Con un febbraio sotto la morsa del ciclone Helios nella parte sud orientale dell’Isola e un maggio più piovoso di sempre non si è riusciti a sopperire al problema e i benefici sono durati veramente poco, a questo si è aggiunto un ottobre molto asciutto. “Sono mancate le piogge autunnali che normalmente sono quelle che permettono di ricostituire le riserve sia negli invasi che nelle falde. Questa mancanza ha generato conseguenze dirette su alcune coltivazioni, in particolare sugli agrumi che hanno raggiunto una pezzatura più piccola del normale e le olive che non hanno completato la loro maturazione. I pascoli, inoltre, non hanno prodotto foraggio e quello che in un primo momento è riuscito a sopravvivere è stato danneggiato dalle piogge di maggio”.
Una seconda conseguenza è quella sull’aggravio dei costi, molti agricoltori che avevano a disposizione dei pozzi hanno potuto utilizzare l’acqua ma a costi veramente elevati. Quindi, una “depressione” su due fronti, soprattutto nelle zone interne delle province di Catania e Enna dove il seminato è tuttora in forte sofferenza.
L’altra faccia della medaglia è forse ancora più drammatica. Il suolo ha ‘assorbito‘ la gran parte dell’acqua quindi non ci sono stati flussi significativi verso gli invasi. La pioggia caduta in questi primi due mesi del 2024 è riuscita a recuperare in parte il deficit idrico dei suoli che erano completamente secchi ma non è stato abbastanza, una situazione preoccupante per quanto riguarda la diga Pozzillo (Enna) e il lago Ogliastro (confine tra Catania e Enna) in particolare, invasi che si trovano in una posizione strategica per la Sicilia orientale.
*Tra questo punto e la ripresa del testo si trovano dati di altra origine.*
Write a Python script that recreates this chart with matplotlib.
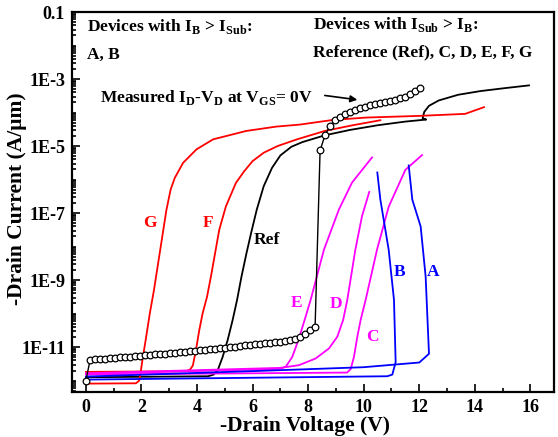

“Una delle soluzioni potrebbe essere quello dell’utilizzo di acque reflue, esistono delle norme che permettono di utilizzare acque che provengono da depuratori ottimamente funzionanti, acque di buona qualità che non danneggiano la fertilità del suolo. Già in alcuni comuni si sta lavorando a riguardo. Si parla spesso di dissalatori ma a riguardo mi sento di dire che si tratta di una prospettiva molto più lontana da una realizzabilità a breve termine per il semplice fatto che si tratta di impianti complessi che normalmente vengono attivati per l’uso potabile. I costi di impianto e gestione sono concepibili solo per coltivazioni ad alto reddito e valore aggiunto“.
Cosa ci aspetta nei prossimi mesi?
E’ difficile prevedere ciò che ci aspetta. Anche nei primi mesi dello scorso anno ci trovavamo di fronte ad una situazione analoga. La primavera era stata povera di piogge e la situazione invasi era abbastanza preoccupante. Saranno necessarie altre piogge per poter prevedere una stagione non critica per l’irrigazione. “Al momento il deficit di pioggia e di 200-250 millimetri, se piovesse nella norma resterebbe una situazione non soddisfacente di riempimento degli invasi, servirebbe un periodo di pioggia molto intenso per tornare a pareggio con il bilancio“. E’ uno degli scenari da tenere presente.
“Non possiamo fare altro che osservare il decorso delle prossime settimane e prepararci a razionalizzare l’uso delle riserve di acqua che ci restano e attivare iniziative che ci permettano di sfruttare fonti alternative. Reflue o acque sotterranee con tutte le attenzioni necessarie perché anche questo potrebbe avere delle controindicazioni“.
Ciò impone di ridurre gli sprechi già da questo momento, un’abitudine che gli agricoltori hanno già per prevenire le perdite. Bisogna quindi lavorare su tutti i livelli, un impegno che devono prendere agricoltori e non.